» **WHAT YOU SHOULD DO**: All of the lines below are to be transcribed faithfully, with pictures excluded from the copy.

-- Start of PROVIDED DATA --

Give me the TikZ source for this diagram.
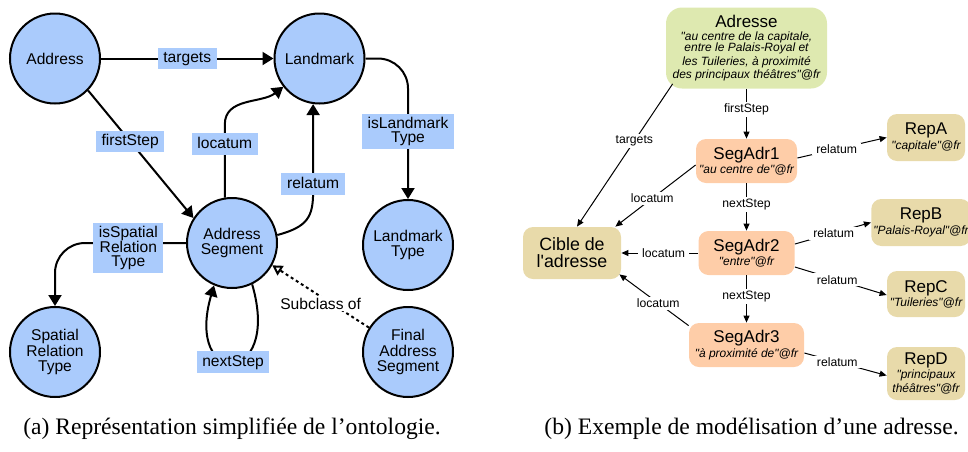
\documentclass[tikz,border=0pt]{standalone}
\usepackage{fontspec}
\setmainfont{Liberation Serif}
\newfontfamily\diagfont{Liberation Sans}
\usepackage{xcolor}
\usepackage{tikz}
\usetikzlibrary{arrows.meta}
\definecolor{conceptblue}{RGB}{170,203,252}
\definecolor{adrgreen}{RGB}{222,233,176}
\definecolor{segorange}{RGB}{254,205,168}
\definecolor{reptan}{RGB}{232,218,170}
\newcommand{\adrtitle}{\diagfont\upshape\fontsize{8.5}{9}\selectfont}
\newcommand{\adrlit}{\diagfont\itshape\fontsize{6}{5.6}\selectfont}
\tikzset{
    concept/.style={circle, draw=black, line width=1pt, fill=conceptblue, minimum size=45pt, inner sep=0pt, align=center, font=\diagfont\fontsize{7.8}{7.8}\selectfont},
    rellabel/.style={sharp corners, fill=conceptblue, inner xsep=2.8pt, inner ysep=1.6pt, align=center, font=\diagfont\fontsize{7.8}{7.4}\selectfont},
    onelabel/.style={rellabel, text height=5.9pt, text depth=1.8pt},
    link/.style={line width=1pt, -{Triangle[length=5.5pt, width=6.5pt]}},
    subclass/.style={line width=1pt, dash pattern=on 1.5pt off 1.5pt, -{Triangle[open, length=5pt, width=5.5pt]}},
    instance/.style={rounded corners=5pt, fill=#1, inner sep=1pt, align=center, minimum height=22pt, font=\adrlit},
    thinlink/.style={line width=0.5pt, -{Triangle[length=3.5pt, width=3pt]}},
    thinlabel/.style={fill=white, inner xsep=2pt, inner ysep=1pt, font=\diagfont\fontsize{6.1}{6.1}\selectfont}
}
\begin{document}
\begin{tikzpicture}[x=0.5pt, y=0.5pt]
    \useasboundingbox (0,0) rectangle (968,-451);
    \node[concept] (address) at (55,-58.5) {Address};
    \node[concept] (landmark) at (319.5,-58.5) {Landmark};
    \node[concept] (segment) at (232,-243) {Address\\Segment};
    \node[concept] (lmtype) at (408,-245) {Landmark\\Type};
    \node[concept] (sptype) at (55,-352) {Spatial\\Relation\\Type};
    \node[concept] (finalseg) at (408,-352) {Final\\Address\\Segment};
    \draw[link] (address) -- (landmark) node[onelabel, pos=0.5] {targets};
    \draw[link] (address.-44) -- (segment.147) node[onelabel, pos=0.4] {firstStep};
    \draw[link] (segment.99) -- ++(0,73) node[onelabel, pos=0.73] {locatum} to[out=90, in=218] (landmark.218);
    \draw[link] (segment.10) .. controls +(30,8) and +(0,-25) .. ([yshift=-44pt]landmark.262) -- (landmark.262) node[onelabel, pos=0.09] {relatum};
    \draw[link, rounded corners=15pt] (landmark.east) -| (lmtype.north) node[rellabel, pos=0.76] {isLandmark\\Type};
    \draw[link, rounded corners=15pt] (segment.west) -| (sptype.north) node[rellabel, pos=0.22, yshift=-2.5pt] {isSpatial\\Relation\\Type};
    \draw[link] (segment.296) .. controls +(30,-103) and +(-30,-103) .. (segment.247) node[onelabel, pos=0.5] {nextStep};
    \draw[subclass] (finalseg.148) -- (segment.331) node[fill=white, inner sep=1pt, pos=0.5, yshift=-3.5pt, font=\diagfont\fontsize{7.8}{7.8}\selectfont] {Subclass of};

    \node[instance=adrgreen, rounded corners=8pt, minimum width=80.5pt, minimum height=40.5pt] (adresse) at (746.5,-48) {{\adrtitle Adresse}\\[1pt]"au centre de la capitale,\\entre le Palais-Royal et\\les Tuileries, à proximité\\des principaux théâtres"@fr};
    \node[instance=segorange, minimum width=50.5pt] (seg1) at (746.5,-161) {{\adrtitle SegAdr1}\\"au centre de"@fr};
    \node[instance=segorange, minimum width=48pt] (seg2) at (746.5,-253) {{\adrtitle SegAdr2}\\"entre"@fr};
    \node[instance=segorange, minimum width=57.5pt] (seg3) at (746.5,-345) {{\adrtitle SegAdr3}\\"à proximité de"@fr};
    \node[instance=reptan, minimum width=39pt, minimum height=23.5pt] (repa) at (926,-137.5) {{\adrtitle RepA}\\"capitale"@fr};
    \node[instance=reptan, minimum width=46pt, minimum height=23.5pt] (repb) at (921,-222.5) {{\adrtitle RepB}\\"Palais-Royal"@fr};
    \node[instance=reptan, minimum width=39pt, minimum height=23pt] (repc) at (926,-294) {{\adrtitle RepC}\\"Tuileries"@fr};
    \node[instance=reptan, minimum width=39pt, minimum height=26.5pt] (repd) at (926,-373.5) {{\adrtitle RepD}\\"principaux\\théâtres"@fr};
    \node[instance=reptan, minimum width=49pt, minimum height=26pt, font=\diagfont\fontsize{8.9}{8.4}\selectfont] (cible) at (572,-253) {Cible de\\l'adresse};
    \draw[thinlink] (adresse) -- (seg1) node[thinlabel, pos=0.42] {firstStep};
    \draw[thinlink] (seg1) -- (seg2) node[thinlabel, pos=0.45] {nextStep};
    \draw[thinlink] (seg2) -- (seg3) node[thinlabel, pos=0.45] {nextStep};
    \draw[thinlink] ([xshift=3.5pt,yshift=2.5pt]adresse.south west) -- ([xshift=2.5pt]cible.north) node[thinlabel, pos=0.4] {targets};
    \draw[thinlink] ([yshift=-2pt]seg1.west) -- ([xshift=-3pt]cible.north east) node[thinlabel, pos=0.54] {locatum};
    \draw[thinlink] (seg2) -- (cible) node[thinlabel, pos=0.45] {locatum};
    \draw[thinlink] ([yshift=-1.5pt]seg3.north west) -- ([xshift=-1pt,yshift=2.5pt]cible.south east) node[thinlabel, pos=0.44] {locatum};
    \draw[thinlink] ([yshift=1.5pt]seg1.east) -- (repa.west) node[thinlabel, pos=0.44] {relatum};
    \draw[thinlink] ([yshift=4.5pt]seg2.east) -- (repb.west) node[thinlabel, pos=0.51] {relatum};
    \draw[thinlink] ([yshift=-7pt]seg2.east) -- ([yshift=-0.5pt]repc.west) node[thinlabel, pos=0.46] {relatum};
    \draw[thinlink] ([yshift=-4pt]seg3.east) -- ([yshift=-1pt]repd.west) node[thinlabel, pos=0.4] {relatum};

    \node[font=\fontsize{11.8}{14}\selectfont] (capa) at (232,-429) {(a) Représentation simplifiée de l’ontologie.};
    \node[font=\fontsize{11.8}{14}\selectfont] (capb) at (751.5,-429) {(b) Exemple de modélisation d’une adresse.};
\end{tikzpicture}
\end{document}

-- End of PROVIDED DATA --

» **RESULT OF THE EXERCISE**:
Give me the TikZ source for this diagram.
\documentclass[tikz,border=0pt]{standalone}
\usepackage{fontspec}
\setmainfont{Liberation Serif}
\newfontfamily\diagfont{Liberation Sans}
\usepackage{xcolor}
\usepackage{tikz}
\usetikzlibrary{arrows.meta}
\definecolor{conceptblue}{RGB}{170,203,252}
\definecolor{adrgreen}{RGB}{222,233,176}
\definecolor{segorange}{RGB}{254,205,168}
\definecolor{reptan}{RGB}{232,218,170}
\newcommand{\adrtitle}{\diagfont\upshape\fontsize{8.5}{9}\selectfont}
\newcommand{\adrlit}{\diagfont\itshape\fontsize{6}{5.6}\selectfont}
\tikzset{
    concept/.style={circle, draw=black, line width=1pt, fill=conceptblue, minimum size=45pt, inner sep=0pt, align=center, font=\diagfont\fontsize{7.8}{7.8}\selectfont},
    rellabel/.style={sharp corners, fill=conceptblue, inner xsep=2.8pt, inner ysep=1.6pt, align=center, font=\diagfont\fontsize{7.8}{7.4}\selectfont},
    onelabel/.style={rellabel, text height=5.9pt, text depth=1.8pt},
    link/.style={line width=1pt, -{Triangle[length=5.5pt, width=6.5pt]}},
    subclass/.style={line width=1pt, dash pattern=on 1.5pt off 1.5pt, -{Triangle[open, length=5pt, width=5.5pt]}},
    instance/.style={rounded corners=5pt, fill=#1, inner sep=1pt, align=center, minimum height=22pt, font=\adrlit},
    thinlink/.style={line width=0.5pt, -{Triangle[length=3.5pt, width=3pt]}},
    thinlabel/.style={fill=white, inner xsep=2pt, inner ysep=1pt, font=\diagfont\fontsize{6.1}{6.1}\selectfont}
}
\begin{document}
\begin{tikzpicture}[x=0.5pt, y=0.5pt]
    \useasboundingbox (0,0) rectangle (968,-451);
    \node[concept] (address) at (55,-58.5) {Address};
    \node[concept] (landmark) at (319.5,-58.5) {Landmark};
    \node[concept] (segment) at (232,-243) {Address\\Segment};
    \node[concept] (lmtype) at (408,-245) {Landmark\\Type};
    \node[concept] (sptype) at (55,-352) {Spatial\\Relation\\Type};
    \node[concept] (finalseg) at (408,-352) {Final\\Address\\Segment};
    \draw[link] (address) -- (landmark) node[onelabel, pos=0.5] {targets};
    \draw[link] (address.-44) -- (segment.147) node[onelabel, pos=0.4] {firstStep};
    \draw[link] (segment.99) -- ++(0,73) node[onelabel, pos=0.73] {locatum} to[out=90, in=218] (landmark.218);
    \draw[link] (segment.10) .. controls +(30,8) and +(0,-25) .. ([yshift=-44pt]landmark.262) -- (landmark.262) node[onelabel, pos=0.09] {relatum};
    \draw[link, rounded corners=15pt] (landmark.east) -| (lmtype.north) node[rellabel, pos=0.76] {isLandmark\\Type};
    \draw[link, rounded corners=15pt] (segment.west) -| (sptype.north) node[rellabel, pos=0.22, yshift=-2.5pt] {isSpatial\\Relation\\Type};
    \draw[link] (segment.296) .. controls +(30,-103) and +(-30,-103) .. (segment.247) node[onelabel, pos=0.5] {nextStep};
    \draw[subclass] (finalseg.148) -- (segment.331) node[fill=white, inner sep=1pt, pos=0.5, yshift=-3.5pt, font=\diagfont\fontsize{7.8}{7.8}\selectfont] {Subclass of};

    \node[instance=adrgreen, rounded corners=8pt, minimum width=80.5pt, minimum height=40.5pt] (adresse) at (746.5,-48) {{\adrtitle Adresse}\\[1pt]"au centre de la capitale,\\entre le Palais-Royal et\\les Tuileries, à proximité\\des principaux théâtres"@fr};
    \node[instance=segorange, minimum width=50.5pt] (seg1) at (746.5,-161) {{\adrtitle SegAdr1}\\"au centre de"@fr};
    \node[instance=segorange, minimum width=48pt] (seg2) at (746.5,-253) {{\adrtitle SegAdr2}\\"entre"@fr};
    \node[instance=segorange, minimum width=57.5pt] (seg3) at (746.5,-345) {{\adrtitle SegAdr3}\\"à proximité de"@fr};
    \node[instance=reptan, minimum width=39pt, minimum height=23.5pt] (repa) at (926,-137.5) {{\adrtitle RepA}\\"capitale"@fr};
    \node[instance=reptan, minimum width=46pt, minimum height=23.5pt] (repb) at (921,-222.5) {{\adrtitle RepB}\\"Palais-Royal"@fr};
    \node[instance=reptan, minimum width=39pt, minimum height=23pt] (repc) at (926,-294) {{\adrtitle RepC}\\"Tuileries"@fr};
    \node[instance=reptan, minimum width=39pt, minimum height=26.5pt] (repd) at (926,-373.5) {{\adrtitle RepD}\\"principaux\\théâtres"@fr};
    \node[instance=reptan, minimum width=49pt, minimum height=26pt, font=\diagfont\fontsize{8.9}{8.4}\selectfont] (cible) at (572,-253) {Cible de\\l'adresse};
    \draw[thinlink] (adresse) -- (seg1) node[thinlabel, pos=0.42] {firstStep};
    \draw[thinlink] (seg1) -- (seg2) node[thinlabel, pos=0.45] {nextStep};
    \draw[thinlink] (seg2) -- (seg3) node[thinlabel, pos=0.45] {nextStep};
    \draw[thinlink] ([xshift=3.5pt,yshift=2.5pt]adresse.south west) -- ([xshift=2.5pt]cible.north) node[thinlabel, pos=0.4] {targets};
    \draw[thinlink] ([yshift=-2pt]seg1.west) -- ([xshift=-3pt]cible.north east) node[thinlabel, pos=0.54] {locatum};
    \draw[thinlink] (seg2) -- (cible) node[thinlabel, pos=0.45] {locatum};
    \draw[thinlink] ([yshift=-1.5pt]seg3.north west) -- ([xshift=-1pt,yshift=2.5pt]cible.south east) node[thinlabel, pos=0.44] {locatum};
    \draw[thinlink] ([yshift=1.5pt]seg1.east) -- (repa.west) node[thinlabel, pos=0.44] {relatum};
    \draw[thinlink] ([yshift=4.5pt]seg2.east) -- (repb.west) node[thinlabel, pos=0.51] {relatum};
    \draw[thinlink] ([yshift=-7pt]seg2.east) -- ([yshift=-0.5pt]repc.west) node[thinlabel, pos=0.46] {relatum};
    \draw[thinlink] ([yshift=-4pt]seg3.east) -- ([yshift=-1pt]repd.west) node[thinlabel, pos=0.4] {relatum};

    \node[font=\fontsize{11.8}{14}\selectfont] (capa) at (232,-429) {(a) Représentation simplifiée de l’ontologie.};
    \node[font=\fontsize{11.8}{14}\selectfont] (capb) at (751.5,-429) {(b) Exemple de modélisation d’une adresse.};
\end{tikzpicture}
\end{document}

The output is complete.